9. En ce qui vous concerne, vous, les écrivains, pensez à la chose suivante : le lecteur est un cheval de voltige auquel il faut enseigner à attendre, après chaque travail bien fait, un morceau de sucre en récompense. Si le morceau de sucre fait défaut, il ne reste rien de la leçon. Quant à ceux qui jugent un livre, les critiques littéraires, ils sont comme les maris trompés : ce sont les derniers à apprendre la nouvelle..."
Maria Béjanovska écrit dans Bibliomonde : "Lorsque je traduisais Le Dictionnaire Khazar, c’était en 1988, il m’arrivait de me retourner dans la rue pour vérifier qu’un des chasseurs de rêves, échappé du livre, ne m’avait pas à mon tour pris en chasse. C’est un livre magique et envoûtant. Tout comme les Khazars, ce peuple mystérieux qui vécut à l’embouchure de la Volga sur la mer Caspienne. Leur royaume fut anéanti par les Russes vers l’an 965 de notre ère. Et on n’a retrouvé jusqu’à ce jour aucun vestige matériel de ce peuple : ni bâtiment, ni inscription. Mais les Khazars sont passés à la postérité par un événement extraordinaire : le renoncement collectif à leur antique religion et leur conversion à une des trois grandes religions du Livre. La légende rapporte que le roi des Khazars mit les trois croyances en compétition dans une audience ouverte à leurs représentants respectifs : un rabbin, un moine et un derviche. Mais la légende ne dit pas qui l’a emporté. Ce qui est certain, c’est que le peuple khazar disparut de l’Histoire peu après sa conversion. Ce mystère hante les archéologues et les numismates qui prospectent la région de l’embouchure de la Volga. La chasse aux Khazars remplit les rêves des historiens de la période. Milorad Pavic, l’auteur génial du Dictionnaire Khazar, pense qu’un rêve du roi des Khazars est d’ailleurs à l’origine de cette tragédie. Un rêve dans lequel un ange lui serait apparu pour lui dire : "Tes intentions plaisent au Seigneur mais pas tes actes !" Les Khazars ne seraient-ils pas un peu nos frères ?"

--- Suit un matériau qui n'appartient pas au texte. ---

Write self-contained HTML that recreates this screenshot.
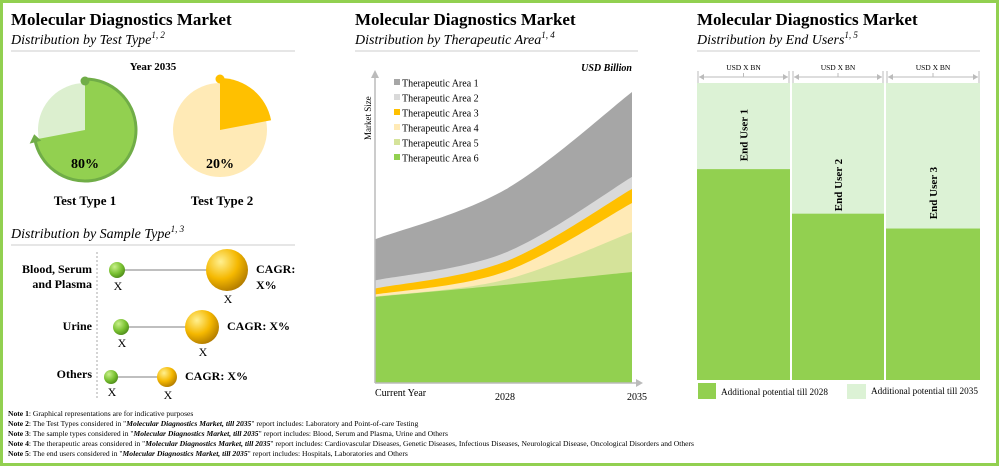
<!DOCTYPE html>
<html><head><meta charset="utf-8">
<style>
body{margin:0;background:#fff;}
#wrap{position:relative;width:1000px;height:467px;overflow:hidden;font-family:"Liberation Serif",serif;}
svg text{font-family:"Liberation Serif",serif;}
</style></head>
<body>
<div id="wrap">
<svg id="svg" width="1000" height="467" viewBox="0 0 1000 467">
<rect x="1.5" y="1.5" width="996" height="463" fill="#fff" stroke="#92d050" stroke-width="3"/>

<!-- LEFT PANEL -->
<g>
<text x="11" y="25" font-size="17" font-weight="bold">Molecular Diagnostics Market</text>
<text x="11" y="44" font-size="14" font-style="italic">Distribution by Test Type<tspan font-size="9" dy="-6">1, 2</tspan></text>
<line x1="11" y1="51" x2="295" y2="51" stroke="#ccc" stroke-width="1"/>
<text x="153" y="70" font-size="11" font-weight="bold" text-anchor="middle">Year 2035</text>
<g id="pies"></g>
<text x="85" y="205" font-size="13" font-weight="bold" text-anchor="middle">Test Type 1</text>
<text x="222" y="205" font-size="13" font-weight="bold" text-anchor="middle">Test Type 2</text>

<text x="11" y="238" font-size="14" font-style="italic">Distribution by Sample Type<tspan font-size="9" dy="-6">1, 3</tspan></text>
<line x1="11" y1="245" x2="295" y2="245" stroke="#ccc" stroke-width="1"/>
<line x1="97" y1="252" x2="97" y2="400" stroke="#aaa" stroke-dasharray="2,2"/>
<g font-size="12" font-weight="bold" text-anchor="end">
<text x="92" y="273">Blood, Serum</text>
<text x="92" y="288">and Plasma</text>
<text x="92" y="330">Urine</text>
<text x="92" y="378">Others</text>
</g>
<defs>
<radialGradient id="gg" cx="0.35" cy="0.3" r="0.75"><stop offset="0" stop-color="#c8f08a"/><stop offset="0.6" stop-color="#78c030"/><stop offset="1" stop-color="#4d8a1a"/></radialGradient>
<radialGradient id="og" cx="0.35" cy="0.3" r="0.75"><stop offset="0" stop-color="#fff090"/><stop offset="0.55" stop-color="#f5b800"/><stop offset="1" stop-color="#b07a00"/></radialGradient>
</defs>
<g id="bubbles" font-size="12" font-weight="bold"></g>
</g>

<!-- MIDDLE PANEL -->
<g>
<text x="355" y="25" font-size="17" font-weight="bold">Molecular Diagnostics Market</text>
<text x="355" y="44" font-size="14" font-style="italic">Distribution by Therapeutic Area<tspan font-size="9" dy="-6">1, 4</tspan></text>
<line x1="355" y1="51" x2="638" y2="51" stroke="#ccc" stroke-width="1"/>
<g id="areas"></g>
<line x1="375" y1="383" x2="375" y2="76" stroke="#bbb" stroke-width="1.5"/>
<polygon points="371,78 375,70 379,78" fill="#bbb"/>
<line x1="375" y1="383" x2="636" y2="383" stroke="#bbb" stroke-width="1.5"/>
<polygon points="636,379 643,383 636,387" fill="#bbb"/>
<text transform="translate(371,140) rotate(-90)" font-size="9">Market Size</text>
<text x="632" y="71" font-size="10" font-weight="bold" font-style="italic" text-anchor="end">USD Billion</text>
<g id="legend" font-size="10"></g>
<g id="xticks" font-size="10"></g>
</g>

<!-- RIGHT PANEL -->
<g>
<text x="697" y="25" font-size="17" font-weight="bold">Molecular Diagnostics Market</text>
<text x="697" y="44" font-size="14" font-style="italic">Distribution by End Users<tspan font-size="9" dy="-6">1, 5</tspan></text>
<line x1="697" y1="51" x2="980" y2="51" stroke="#ccc" stroke-width="1"/>
<g id="bars"></g>
<rect x="698" y="383" width="18" height="16" fill="#92d050"/>
<text x="721" y="395" font-size="9.2">Additional potential till 2028</text>
<rect x="847" y="384" width="19" height="15" fill="#dcf2d5"/>
<text x="871" y="394" font-size="9.2">Additional potential till 2035</text>
</g>

<!-- NOTES -->
<g font-size="7.6">
<text x="8" y="416"><tspan font-weight="bold">Note 1</tspan>: Graphical representations are for indicative purposes</text>
<text x="8" y="426"><tspan font-weight="bold">Note 2</tspan>: The Test Types considered in "<tspan font-weight="bold" font-style="italic">Molecular Diagnostics Market, till 2035</tspan>" report includes: Laboratory and Point-of-care Testing</text>
<text x="8" y="436"><tspan font-weight="bold">Note 3</tspan>: The sample types considered in "<tspan font-weight="bold" font-style="italic">Molecular Diagnostics Market, till 2035</tspan>" report includes: Blood, Serum and Plasma, Urine and Others</text>
<text x="8" y="446"><tspan font-weight="bold">Note 4</tspan>: The therapeutic areas considered in "<tspan font-weight="bold" font-style="italic">Molecular Diagnostics Market, till 2035</tspan>" report includes: Cardiovascular Diseases, Genetic Diseases, Infectious Diseases, Neurological Disease, Oncological Disorders and Others</text>
<text x="8" y="456"><tspan font-weight="bold">Note 5</tspan>: The end users considered in "<tspan font-weight="bold" font-style="italic">Molecular Diagnostics Market, till 2035</tspan>" report includes: Hospitals, Laboratories and Others</text>
</g>
</svg>
</div>
<script>
// Pie data
const pieLabels = ['Test Type 1','Test Type 2'];
const pieShares = [72, 22];
const pieShowText = ['80%','20%'];
// Sample type data
const sampleTypes = ['Blood, Serum and Plasma','Urine','Others'];
const sampleStart = [117, 121, 111];
const sampleEnd = [227, 202, 167];
const sampleStartSize = [8, 8, 7];
const sampleEndSize = [21, 17, 10];
// Therapeutic area data
const periods = ['Current Year','2028','2035'];
const areaNames = ['Therapeutic Area 1','Therapeutic Area 2','Therapeutic Area 3','Therapeutic Area 4','Therapeutic Area 5','Therapeutic Area 6'];
const ta1 = [13.7, 21, 28.3];
const ta2 = [2.7, 3, 4];
const ta3 = [2, 3.3, 4.7];
const ta4 = [0.7, 2.7, 9.7];
const ta5 = [0.1, 1.7, 13.3];
const ta6 = [28.7, 32.7, 37];
// End user data
const endUsers = ['End User 1','End User 2','End User 3'];
const total2035 = [100, 100, 100];
const potential2028 = [71, 56, 51];

const NS='http://www.w3.org/2000/svg';
function mk(tag, attrs, parent){const e=document.createElementNS(NS,tag);for(const k in attrs)e.setAttribute(k,attrs[k]);parent.appendChild(e);return e;}

// Pies
(function(){
  const g=document.getElementById('pies');
  const cx=[85,220], cy=130;
  const cols=[['#92d050','#dcefcf','#70ad47'],['#ffc000','#ffeab6','#ffc000']];
  function pt(c,r,a){const t=(a-90)*Math.PI/180;return [c[0]+r*Math.cos(t),c[1]+r*Math.sin(t)];}
  pieShares.forEach((v,i)=>{
    const c=[cx[i],cy]; const ang=v/100*360;
    const bg=mk('circle',{cx:c[0],cy:c[1],r:47,fill:cols[i][1]},g);
    
    
    const R=i==0?50:52;
    const p1=pt(c,R,0),p2=pt(c,R,ang);
    const w=mk('path',{d:`M${c[0]},${c[1]} L${p1[0]},${p1[1]} A${R},${R} 0 ${ang>180?1:0} 1 ${p2[0]},${p2[1]} Z`,fill:cols[i][0]},g);
    
    
    if(i==0){
      const q2=pt(c,51,ang);const q1=pt(c,51,0);
      mk('path',{d:`M${q1[0]},${q1[1]} A51,51 0 1 1 ${q2[0]},${q2[1]}`,fill:'none',stroke:cols[i][2],'stroke-width':3},g);
      const t1=pt(c,45,ang-3),t2=pt(c,57,ang-3),t3=pt(c,51,ang+6);
      mk('polygon',{points:`${t1} ${t2} ${t3}`,fill:cols[i][2]},g);
    }
    mk('circle',{cx:c[0],cy:c[1]-R+1,r:4.5,fill:cols[i][2]},g);
    const t=mk('text',{x:c[0],y:c[1]+38,'font-size':14,'font-weight':'bold','text-anchor':'middle'},g);
    t.textContent=pieShowText[i];
    
    
  });
})();

// Bubbles
(function(){
  const g=document.getElementById('bubbles');
  const ys=[270,327,377];
  sampleTypes.forEach((s,i)=>{
    const y=ys[i];
    mk('line',{x1:sampleStart[i],y1:y,x2:sampleEnd[i],y2:y,stroke:'#999','stroke-width':1.2},g);
    const a=mk('circle',{cx:sampleStart[i],cy:y,r:sampleStartSize[i],fill:'url(#gg)'},g);
    
    
    const b=mk('circle',{cx:sampleEnd[i],cy:y,r:sampleEndSize[i],fill:'url(#og)'},g);
    
    
    const x1=mk('text',{x:sampleStart[i]+1,y:y+sampleStartSize[i]+12,'text-anchor':'middle','font-weight':'normal'},g);x1.textContent='X';
    const x2=mk('text',{x:sampleEnd[i]+1,y:y+sampleEndSize[i]+12,'text-anchor':'middle','font-weight':'normal'},g);x2.textContent='X';
    const cxp=sampleEnd[i]+sampleEndSize[i]+8;
    if(i==0){
      const t=mk('text',{x:cxp,y:y+3},g);t.textContent='CAGR:';
      const t2=mk('text',{x:cxp,y:y+19},g);t2.textContent='X%';
    } else {
      const t=mk('text',{x:cxp,y:y+3},g);t.textContent='CAGR: X%';
      
      
    }
  });
})();

// Areas
(function(){
  const g=document.getElementById('areas');
  const xs=[375,505,632];
  const xScale=i=>xs[i];
  const yScale=v=>383-v*3;
  const layers=[ta6,ta5,ta4,ta3,ta2,ta1];
  const colors=['#92d050','#d5e39a','#ffeab6','#ffc000','#d9d9d9','#a6a6a6'];
  const names=[...areaNames].reverse();
  let base=[0,0,0];
  function curve(pts){
    let d=`M${pts[0][0]},${pts[0][1]}`;
    for(let i=0;i<pts.length-1;i++){
      const p0=pts[i-1]||pts[i],p1=pts[i],p2=pts[i+1],p3=pts[i+2]||p2;
      const c1=[p1[0]+(p2[0]-p0[0])/6,p1[1]+(p2[1]-p0[1])/6];
      const c2=[p2[0]-(p3[0]-p1[0])/6,p2[1]-(p3[1]-p1[1])/6];
      d+=` C${c1} ${c2} ${p2}`;
    }
    return d;
  }
  const tops=[];
  layers.forEach(l=>{const t=base.map((b,i)=>b+l[i]);tops.push(t);base=t;});
  for(let k=layers.length-1;k>=0;k--){
    const pts=tops[k].map((v,i)=>[xScale(i),yScale(v)]);
    const d=curve(pts)+` L${xScale(2)},383 L${xScale(0)},383 Z`;
    const p=mk('path',{d:d,fill:colors[k]},g);
    
    
  }
  const lg=document.getElementById('legend');
  areaNames.forEach((n,i)=>{
    const y=83+i*15;
    mk('rect',{x:394,y:y-4,width:6,height:6,fill:colors[5-i]},lg);
    const t=mk('text',{x:402,y:y+3.5},lg);t.textContent=n;
    
    
  });
  const xt=document.getElementById('xticks');
  const anchors=['start','middle','middle'];
  const offs=[0,0,5];
  periods.forEach((p,i)=>{
    const t=mk('text',{x:xScale(i)+offs[i],y:i==0?396:400,'text-anchor':anchors[i]},xt);t.textContent=p;
    
    
  });
})();

// Bars
(function(){
  const g=document.getElementById('bars');
  const x0=[697,792,886], w=[93,92,94];
  const top=83,bot=380;
  const yScale=v=>bot-v/100*(bot-top);
  const labelY=[135,185,193];
  endUsers.forEach((u,i)=>{
    const r1=mk('rect',{x:x0[i],y:yScale(total2035[i]),width:w[i],height:bot-yScale(total2035[i]),fill:'#dcf2d5'},g);
    
    
    const r2=mk('rect',{x:x0[i],y:yScale(potential2028[i]),width:w[i],height:bot-yScale(potential2028[i]),fill:'#92d050'},g);
    
    
    const ay=77, a=x0[i]+2, b=x0[i]+w[i]-2, m=x0[i]+w[i]/2;
    mk('line',{x1:a,y1:ay,x2:b,y2:ay,stroke:'#bbb','stroke-width':1},g);
    mk('line',{x1:x0[i]+1,y1:71,x2:x0[i]+1,y2:83,stroke:'#bbb'},g);
    mk('line',{x1:x0[i]+w[i]-1,y1:71,x2:x0[i]+w[i]-1,y2:83,stroke:'#bbb'},g);
    mk('line',{x1:m,y1:73,x2:m,y2:ay,stroke:'#bbb'},g);
    mk('polygon',{points:`${a},${ay} ${a+5},${ay-3} ${a+5},${ay+3}`,fill:'#bbb'},g);
    mk('polygon',{points:`${b},${ay} ${b-5},${ay-3} ${b-5},${ay+3}`,fill:'#bbb'},g);
    const t=mk('text',{x:m,y:70,'font-size':7.5,'text-anchor':'middle'},g);t.textContent='USD X BN';
    const l=mk('text',{transform:`translate(${m+4},${labelY[i]}) rotate(-90)`,'font-size':11,'font-weight':'bold','text-anchor':'middle'},g);
    l.textContent=u;
    
    
  });
})();
</script>
</body></html>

Milorad Pavic a écrit d’autres livres :
"Paysage peint avec du thé" s’appuie sur une grille de mots croisés et les chapitres de Dernier amour à Constantinople sont aussi les vingt-deux arcanes majeurs d’un jeu de tarot.
"L’envers du vent", qui relate la légende de Héro et Léandre, est réversible : chaque côté raconte l’histoire du point de vue d’un des deux personnages.
Ses romans ont été traduits dans de nombreuses langues.
"Après tout, je peux dire que j’ai obtenu vivant ce que beaucoup d’écrivains obtiennent après la mort. Je crois que le Dieu m’a prodigué par une grâce infinie, la joie d’écrire, mais il m’a puni dans la même même mesure, peut-être à cause de cette même joie ".